_Available data_.
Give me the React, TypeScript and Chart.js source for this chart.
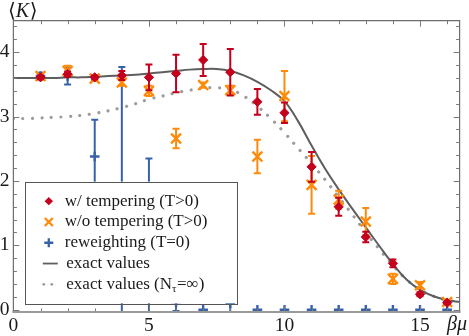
import React, { useEffect, useRef } from "react";
import { Chart, registerables } from "chart.js";

Chart.register(...registerables);

// ---- data ----
const betaMu = [1, 2, 3, 4, 5, 6, 7, 8, 9, 10, 11, 12, 13, 14, 15, 16];

const withTempering = [3.61, 3.66, 3.61, 3.64, 3.61, 3.67, 3.88, 3.69, 3.23, 3.06, 2.22, 1.6, 1.13, 0.72, 0.24, 0.11];
const withTemperingErr = [0.03, 0.04, 0.03, 0.07, 0.2, 0.29, 0.25, 0.36, 0.2, 0.16, 0.23, 0.14, 0.08, 0.06, 0.03, 0.02];

const withoutTempering = [3.63, 3.71, 3.59, 3.53, 3.4, 2.66, 3.49, 3.41, 2.38, 3.32, 1.94, 1.71, 1.37, 0.48, 0.38, 0.12];
const withoutTemperingErr = [0.03, 0.08, 0.03, 0.05, 0.08, 0.15, 0.04, 0.07, 0.26, 0.39, 0.45, 0.14, 0.21, 0.08, 0.05, 0.03];

const reweighting = [3.63, 3.63, 2.38, 1.5, 1.0, 0.12, 0.0, 0.1, 0.0, 0.0, 0.0, 0.0, 0.0, 0.0, 0.0, 0.0];
const reweightingErr = [0.05, 0.13, 0.57, 2.27, 1.35, 0.14, 0, 0.2, 0, 0, 0, 0, 0, 0, 0, 0];

const exactX = [0, 0.5, 1, 1.5, 2, 2.5, 3, 3.5, 4, 4.5, 5, 5.5, 6, 6.5, 7, 7.5, 8, 8.5, 9, 9.5, 10, 10.5, 11, 11.5, 12, 12.5, 13, 13.5, 14, 14.5, 15, 15.5, 16, 16.5];
const exactValues = [3.6, 3.6, 3.6, 3.6, 3.61, 3.61, 3.62, 3.63, 3.64, 3.65, 3.67, 3.69, 3.71, 3.73, 3.74, 3.74, 3.71, 3.64, 3.54, 3.41, 3.24, 2.93, 2.55, 2.19, 1.87, 1.57, 1.28, 0.99, 0.71, 0.47, 0.31, 0.21, 0.15, 0.12];
const exactInfValues = [2.97, 2.97, 2.98, 2.99, 3.0, 3.02, 3.05, 3.09, 3.14, 3.2, 3.27, 3.32, 3.37, 3.41, 3.44, 3.45, 3.42, 3.32, 3.16, 2.97, 2.75, 2.51, 2.27, 2.02, 1.75, 1.48, 1.2, 0.94, 0.69, 0.47, 0.31, 0.21, 0.15, 0.12];

const xTickLabels = [0, 5, 10, 15];
const yTickLabels = [0, 1, 2, 3, 4];

const legendLabels = [
  "w/ tempering (T>0)",
  "w/o tempering (T>0)",
  "reweighting (T=0)",
  "exact values",
  "exact values (N",
];

// ---- styles ----
const RED = "#c4001c";
const ORANGE = "#ff8a0a";
const BLUE = "#3862a8";
const LINE = "#5e5e5e";
const DOT = "#9c9c9c";
const SERIF = '"Liberation Serif", "Times New Roman", "DejaVu Serif", serif';

function drawMarker(ctx: CanvasRenderingContext2D, kind: string, x: number, y: number, r: number) {
  ctx.save();
  if (kind === "diamond") {
    ctx.fillStyle = RED;
    ctx.beginPath();
    ctx.moveTo(x - r, y);
    ctx.lineTo(x, y - r);
    ctx.lineTo(x + r, y);
    ctx.lineTo(x, y + r);
    ctx.closePath();
    ctx.fill();
  } else if (kind === "x") {
    ctx.strokeStyle = ORANGE;
    ctx.lineWidth = 2.3;
    ctx.beginPath();
    ctx.moveTo(x - r, y - r);
    ctx.lineTo(x + r, y + r);
    ctx.moveTo(x + r, y - r);
    ctx.lineTo(x - r, y + r);
    ctx.stroke();
  } else if (kind === "plus") {
    ctx.strokeStyle = BLUE;
    ctx.lineWidth = 2.3;
    ctx.beginPath();
    ctx.moveTo(x - r, y);
    ctx.lineTo(x + r, y);
    ctx.moveTo(x, y - r);
    ctx.lineTo(x, y + r);
    ctx.stroke();
  }
  ctx.restore();
}

const errorBarPlugin = {
  id: "errorBars",
  beforeDatasetDraw(chart: any, args: any) {
    const ds = chart.data.datasets[args.index];
    if (!ds.errors) return;
    const { ctx, chartArea, scales } = chart;
    const xs = scales.x;
    const ys = scales.y;
    ctx.save();
    ctx.beginPath();
    ctx.rect(chartArea.left, chartArea.top, chartArea.right - chartArea.left, chartArea.bottom - chartArea.top);
    ctx.clip();
    ctx.strokeStyle = ds.errorColor;
    ctx.lineWidth = ds.errorWidth;
    ds.data.forEach((p: any, i: number) => {
      const e = ds.errors[i];
      if (!e) return;
      const px = xs.getPixelForValue(p.x);
      const top = ys.getPixelForValue(p.y + e);
      const bot = ys.getPixelForValue(p.y - e);
      const c = ds.capHalf;
      ctx.beginPath();
      ctx.moveTo(px, top);
      ctx.lineTo(px, bot);
      ctx.moveTo(px - c, top);
      ctx.lineTo(px + c, top);
      ctx.moveTo(px - c, bot);
      ctx.lineTo(px + c, bot);
      ctx.stroke();
    });
    ctx.restore();
  },
};

const framePlugin = {
  id: "frame",
  afterDatasetsDraw(chart: any) {
    const { ctx, chartArea, scales } = chart;
    const { left, right, top, bottom } = chartArea;
    const xs = scales.x;
    const ys = scales.y;
    ctx.save();
    // ticks
    ctx.strokeStyle = "#7a7a7a";
    ctx.lineWidth = 1;
    ctx.beginPath();
    for (let v = 0; v <= 16; v++) {
      const px = Math.round(xs.getPixelForValue(v)) + 0.5;
      const len = v % 5 === 0 ? 6 : 3.5;
      ctx.moveTo(px, bottom);
      ctx.lineTo(px, bottom - len);
      ctx.moveTo(px, top);
      ctx.lineTo(px, top + len);
    }
    for (let k = 0; k <= 22; k++) {
      const v = k * 0.2;
      const py = Math.round(ys.getPixelForValue(v)) + 0.5;
      const len = k % 5 === 0 ? 6 : 3.5;
      ctx.moveTo(left, py);
      ctx.lineTo(left + len, py);
      ctx.moveTo(right, py);
      ctx.lineTo(right - len, py);
    }
    ctx.stroke();
    // frame
    ctx.strokeStyle = "#6e6e6e";
    ctx.lineWidth = 1.2;
    ctx.beginPath();
    ctx.moveTo(left, bottom);
    ctx.lineTo(left, top);
    ctx.lineTo(right, top);
    ctx.lineTo(right, bottom);
    ctx.stroke();
    ctx.strokeStyle = "#9a9a9a";
    ctx.lineWidth = 2;
    ctx.beginPath();
    ctx.moveTo(left - 1, bottom);
    ctx.lineTo(right + 1, bottom);
    ctx.stroke();
    ctx.restore();
  },
  afterDraw(chart: any) {
    const { ctx, scales } = chart;
    const xs = scales.x;
    const ys = scales.y;
    ctx.save();
    // legend box
    const lx0 = xs.getPixelForValue(0.42);
    const lx1 = xs.getPixelForValue(8.23);
    const ly0 = ys.getPixelForValue(1.99);
    const ly1 = ys.getPixelForValue(0.1);
    ctx.fillStyle = "#ffffff";
    ctx.fillRect(lx0, ly0, lx1 - lx0, ly1 - ly0);
    ctx.strokeStyle = "#555555";
    ctx.lineWidth = 1;
    ctx.strokeRect(Math.round(lx0) + 0.5, Math.round(ly0) + 0.5, Math.round(lx1 - lx0), Math.round(ly1 - ly0));

    const rowY = (i: number) => ly0 + 19.5 + i * 20.8;
    const mx = lx0 + 24;
    drawMarker(ctx, "diamond", mx, rowY(0), 4.2);
    drawMarker(ctx, "x", mx, rowY(1), 4);
    drawMarker(ctx, "plus", mx, rowY(2), 4.5);
    ctx.strokeStyle = LINE;
    ctx.lineWidth = 1.8;
    ctx.beginPath();
    ctx.moveTo(mx - 6, rowY(3));
    ctx.lineTo(mx + 9, rowY(3));
    ctx.stroke();
    ctx.fillStyle = DOT;
    [mx - 5, mx + 3].forEach((dx) => {
      ctx.beginPath();
      ctx.arc(dx, rowY(4), 1.4, 0, Math.PI * 2);
      ctx.fill();
    });

    ctx.fillStyle = "#1a1a1a";
    ctx.textBaseline = "alphabetic";
    ctx.textAlign = "left";
    ctx.font = `17px ${SERIF}`;
    for (let i = 0; i < legendLabels.length; i++) {
      const tx = i < 3 ? lx0 + 40 : lx0 + 41.5;
      ctx.fillText(legendLabels[i], tx, rowY(i) + 4.5);
    }
    // subscript and rest of last entry
    let tx = lx0 + 41.5 + ctx.measureText(legendLabels[4]).width;
    ctx.font = `11px ${SERIF}`;
    ctx.fillText("\u03c4", tx, rowY(4) + 7.5);
    tx += ctx.measureText("\u03c4").width + 0.5;
    ctx.font = `17px ${SERIF}`;
    ctx.fillText("=\u221e)", tx, rowY(4) + 4.5);

    // axis labels
    ctx.font = `20px ${SERIF}`;
    let ax = 8;
    ctx.fillText("\u27e8", ax, 17);
    ax += ctx.measureText("\u27e8").width;
    ctx.font = `italic 20px ${SERIF}`;
    ctx.fillText("K", ax, 17);
    ax += ctx.measureText("K").width + 0.5;
    ctx.font = `20px ${SERIF}`;
    ctx.fillText("\u27e9", ax, 17);

    ctx.font = `italic 20px ${SERIF}`;
    ctx.fillText("\u03b2\u03bc", 447, 330);
    ctx.restore();
  },
};

export default function App() {
  const ref = useRef<HTMLCanvasElement | null>(null);

  useEffect(() => {
    document.body.style.margin = "0";
    const canvas = ref.current;
    if (!canvas) return;
    const pts = (ys: number[]) => betaMu.map((x, i) => ({ x, y: ys[i] }));
    const line = (ys: number[]) => exactX.map((x, i) => ({ x, y: ys[i] }));

    const chart = new Chart(canvas, {
      type: "scatter",
      data: {
        datasets: [
          {
            label: legendLabels[0],
            data: pts(withTempering),
            errors: withTemperingErr,
            errorColor: RED,
            errorWidth: 2,
            capHalf: 3.5,
            pointStyle: "rectRot",
            pointRadius: 4.6,
            backgroundColor: RED,
            borderColor: RED,
            borderWidth: 1,
            showLine: false,
          } as any,
          {
            label: legendLabels[1],
            data: pts(withoutTempering),
            errors: withoutTemperingErr,
            errorColor: ORANGE,
            errorWidth: 2,
            capHalf: 3.5,
            pointStyle: "crossRot",
            pointRadius: 7,
            backgroundColor: ORANGE,
            borderColor: ORANGE,
            borderWidth: 2.4,
            showLine: false,
          } as any,
          {
            label: legendLabels[2],
            data: pts(reweighting),
            errors: reweightingErr,
            errorColor: BLUE,
            errorWidth: 2,
            capHalf: 3.5,
            pointStyle: "cross",
            pointRadius: 4.8,
            backgroundColor: BLUE,
            borderColor: BLUE,
            borderWidth: 2.4,
            showLine: false,
          } as any,
          {
            label: legendLabels[3],
            data: line(exactValues),
            showLine: true,
            pointRadius: 0,
            borderColor: LINE,
            borderWidth: 2,
            tension: 0.4,
          } as any,
          {
            label: "exact values (N\u03c4=\u221e)",
            data: line(exactInfValues),
            showLine: true,
            pointRadius: 0,
            borderColor: DOT,
            borderWidth: 3.2,
            borderDash: [0.01, 9.5],
            borderCapStyle: "round",
            tension: 0.4,
          } as any,
        ],
      },
      options: {
        responsive: false,
        animation: false,
        events: [],
        layout: { padding: { top: 20.7, right: 5.7, left: 0, bottom: 0 } },
        plugins: {
          legend: { display: false },
          tooltip: { enabled: false },
        },
        scales: {
          x: {
            type: "linear",
            min: 0,
            max: 16.46,
            grid: { display: false, drawTicks: false },
            border: { display: false },
            afterBuildTicks: (scale: any) => {
              scale.ticks = xTickLabels.map((v) => ({ value: v }));
            },
            afterFit: (scale: any) => {
              scale.height = 24;
            },
            ticks: {
              autoSkip: false,
              maxRotation: 0,
              padding: 2,
              color: "#1a1a1a",
              font: { family: SERIF, size: 19.5 },
              callback: (v: any) => String(v),
            },
          },
          y: {
            type: "linear",
            min: -0.035,
            max: 4.49,
            grid: { display: false, drawTicks: false },
            border: { display: false },
            afterBuildTicks: (scale: any) => {
              scale.ticks = yTickLabels.map((v) => ({ value: v }));
            },
            afterFit: (scale: any) => {
              scale.width = 13.4;
            },
            ticks: {
              autoSkip: false,
              padding: 4,
              color: "#1a1a1a",
              font: { family: SERIF, size: 19.5 },
              callback: (v: any) => String(v),
            },
          },
        },
      } as any,
      plugins: [errorBarPlugin, framePlugin],
    });
    return () => chart.destroy();
  }, []);

  return (
    <div style={{ width: 469, height: 336 }}>
      <canvas ref={ref} width={469} height={336} style={{ display: "block", width: 469, height: 336 }} />
    </div>
  );
}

_Aim of the exercise_.
Please restate the material above line by line, exactly, beginning at its first line and ending with the line that contains "0, 0, 0, 0, 0];", without any pictures.

_Correct output_.
Give me the React, TypeScript and Chart.js source for this chart.
import React, { useEffect, useRef } from "react";
import { Chart, registerables } from "chart.js";

Chart.register(...registerables);

// ---- data ----
const betaMu = [1, 2, 3, 4, 5, 6, 7, 8, 9, 10, 11, 12, 13, 14, 15, 16];

const withTempering = [3.61, 3.66, 3.61, 3.64, 3.61, 3.67, 3.88, 3.69, 3.23, 3.06, 2.22, 1.6, 1.13, 0.72, 0.24, 0.11];
const withTemperingErr = [0.03, 0.04, 0.03, 0.07, 0.2, 0.29, 0.25, 0.36, 0.2, 0.16, 0.23, 0.14, 0.08, 0.06, 0.03, 0.02];

const withoutTempering = [3.63, 3.71, 3.59, 3.53, 3.4, 2.66, 3.49, 3.41, 2.38, 3.32, 1.94, 1.71, 1.37, 0.48, 0.38, 0.12];
const withoutTemperingErr = [0.03, 0.08, 0.03, 0.05, 0.08, 0.15, 0.04, 0.07, 0.26, 0.39, 0.45, 0.14, 0.21, 0.08, 0.05, 0.03];

const reweighting = [3.63, 3.63, 2.38, 1.5, 1.0, 0.12, 0.0, 0.1, 0.0, 0.0, 0.0, 0.0, 0.0, 0.0, 0.0, 0.0];
const reweightingErr = [0.05, 0.13, 0.57, 2.27, 1.35, 0.14, 0, 0.2, 0, 0, 0, 0, 0, 0, 0, 0];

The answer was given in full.